Em uma nota de rodapé, no contexto de uma polêmica contra os trabalhos de Franz Keller, ele afirma que as tomadas de posição da Igreja Católica em relação ao capitalismo enquanto tal são determinadas por uma “aversão tradicionalista, sentida o mais das vezes de forma confusa, contra o crescente poder impessoal do capital – dificilmente suscetível, por isso mesmo, de eticização”[i]

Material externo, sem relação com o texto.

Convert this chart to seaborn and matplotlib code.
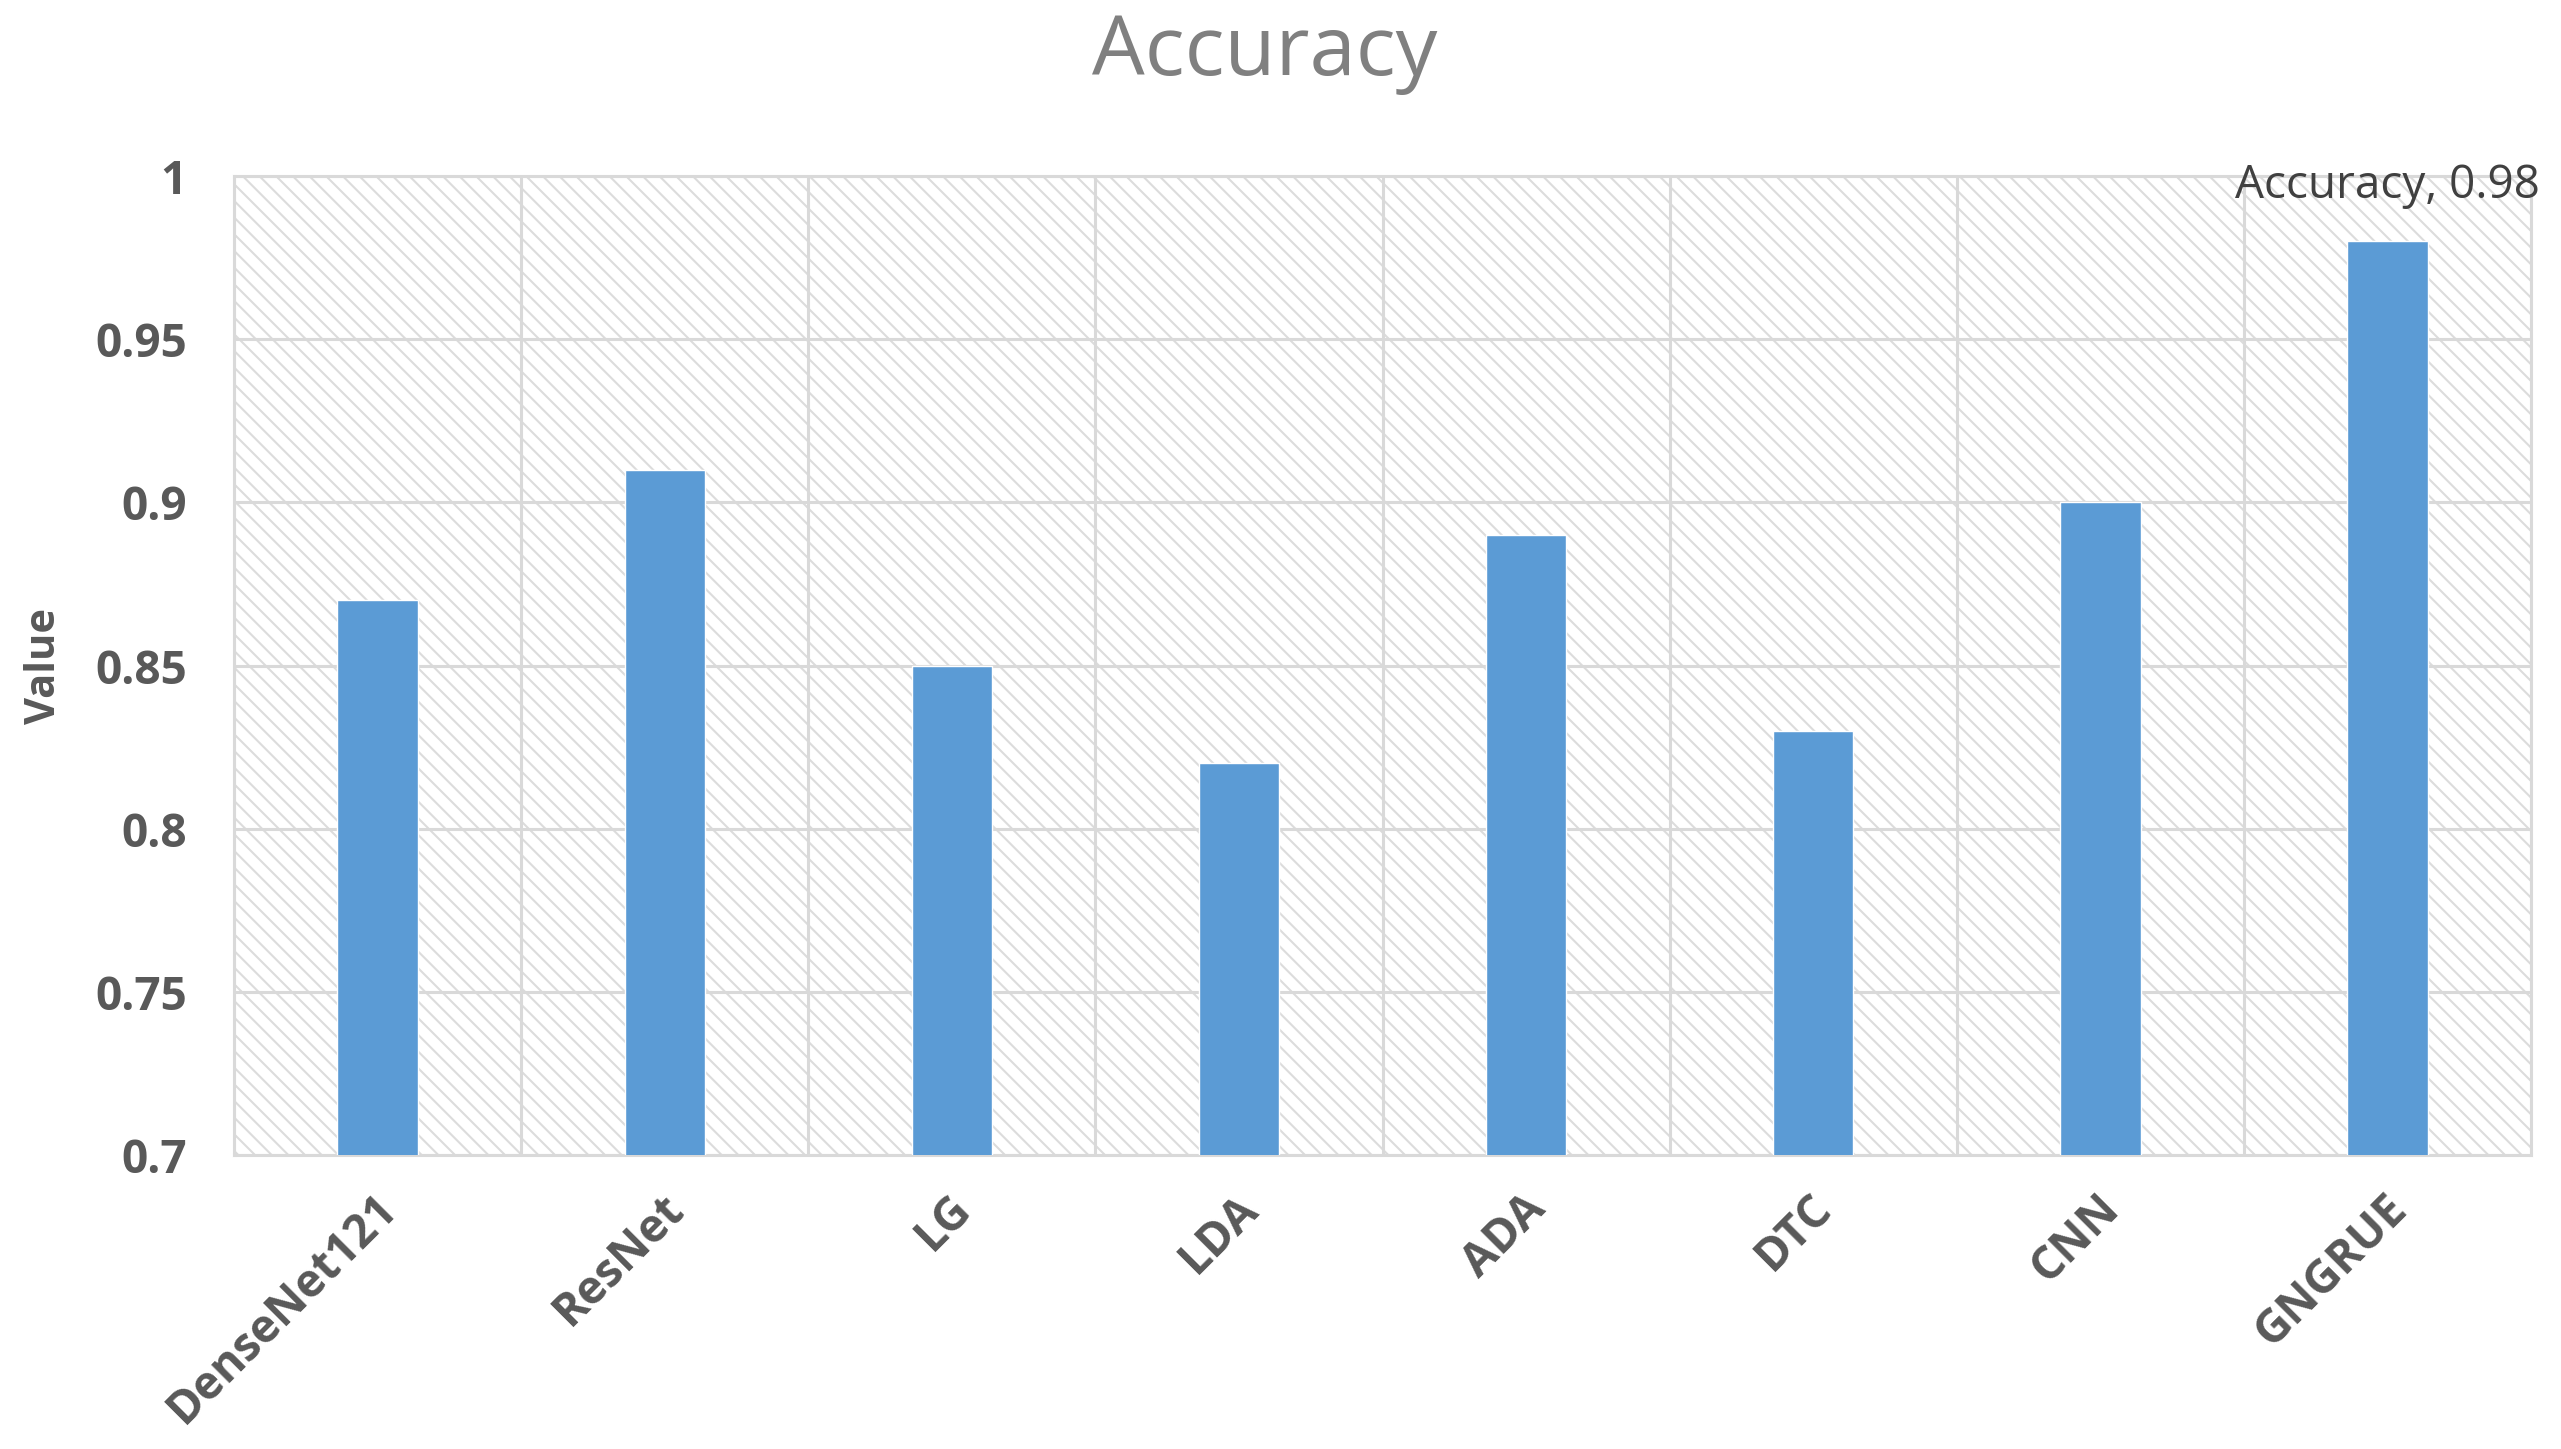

No decorrer do debate que provocou a publicação de seu livro, Weber propôs um novo conceito: o de uma incompatibilidade (Unvereinbarkeit) entre os ideais aos quais se subscreve o crente católico seriamente convencido” e a “busca ‘comercial’ do ganho”. De fato, esta incompatibilidade não exclui as adaptações, mas, acrescenta o sociólogo, “eu não posso interpretar os numerosos ‘compromissos’ práticos e teóricos senão justamente como ‘compromissos’”[ii]. Em outros termos: se existem compromissos, é porque duas potências hostis se confrontam, e a Unvereinbarkeit continua sendo o tom dominante da relação católica com o espírito do capitalismo.
Ele retorna a esta problemática em diversos outros textos, notadamente em sua História Econômica: “A aversão profunda da ética católica, seguida pela ética luterana, a toda tendência capitalista repousa essencialmente sobre a repugnância que lhes inspira a impessoalidade das relações no interior da economia capitalista. Esta impessoalidade subtrai da igreja e de sua influência moralizadora certas relações humanas, excluindo assim toda infiltração e toda regulamentação ética de sua parte.”[iii]
A hipótese weberiana me parece essencial para compreender diversos fenômenos sociorreligiosos, desde o século XIX até hoje. De fato, esta hostilidade, esta aversão, esta “antipatia” (um outro termo utilizado por Weber) contra o capitalismo assumiu, particularmente no século XIX, um caráter conservador, retrógrado, em uma palavra, reacionário. Estas manifestações não tinham escapado à atenção de Marx e Engels, que as designou ironicamente de “socialismo feudal”.
Eis o que dizem sobre o assunto no Manifesto do Partido Comunista, que as denuncia, mesmo reconhecendo a sua dimensão crítica (antiburguesa): “O socialismo feudal, um misto de lamento, pasquim, eco do passado e vaticínio das ameaças do futuro – por vezes, atingindo a burguesia no coração com veredictos amargos e espirituosamente dilacerantes, mas sempre causando impressão engraçada, graças a sua total incapacidade de compreender o curso da história moderna”[iv].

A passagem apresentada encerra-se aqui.